Sto parlando quindi di motivazioni che non sono né intellettuali né razionali ma intuitive. 



L'uomo non può trovare la sua profonda essenza intrappolato fra muri, 
mattoni, cemento e asfalto. 


Quello che troverà lì saranno soltanto logoranti palliativi. 
L'uomo ha invece bisogno di cielo, di vento, di neve, di sole, di profumi, terra e piante. 
Ha bisogno di rapportarsi con la pianta.
La pianta è grande maestra al cui insegnamento l'uomo accede con la sua volontà. Sulla terra è la pianta che sa raccogliere la luce. L'animo umano anela alla luce racchiusa in un involucro di tenebra. Il corpo animale non è ricettivo nei confronti della luce. 

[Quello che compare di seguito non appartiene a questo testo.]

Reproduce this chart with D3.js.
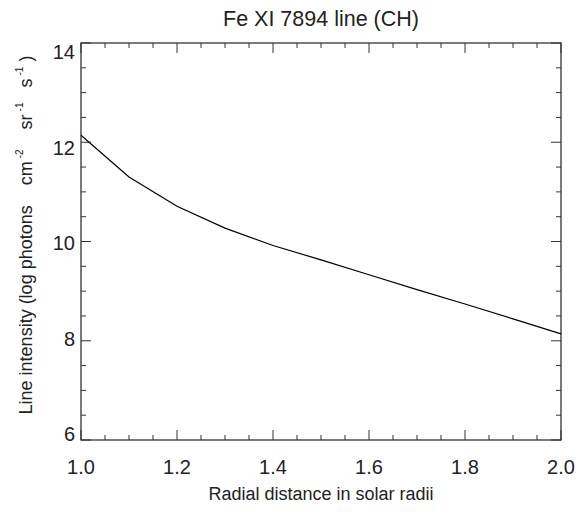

L'anima e il corpo accedono alla luce grazie alla pianta e questa è la vera essenza del nutrimento. Abbiamo un profondo bisogno di immergerci negli elementi di cui la pianta è interprete e conseguenza per capire noi stessi, prendere coscienza di noi stessi e riconoscere l'amore universale di cui siamo figli. 

La pianta è il ricettore per eccellenza della matrice universale della vita; è lo specchio e l'interprete del macrocosmo che si riproduce nel microcosmo senza soluzione di continuità; è il mezzo per cui ciò che è sopra diventa uguale a ciò che è sotto e che rende uguale e unico il miracolo della vita biologica al miracolo della vita universale. 

Le piante coltivate con il metodo chimico-industriale possono perdere fino all'80% della loro capacità fotosintetica, ossia la loro capacità di catturare la luce e di conseguenza di fissare carbonio e azoto. 
Di cosa ci nutriamo allora? Cibandoci dei frutti di queste piante perdiamo il gusto e col gusto la gioia di vivere ma soprattutto interrompiamo il flusso che ci lega e ci rende partecipi della vita cosmica e del divino.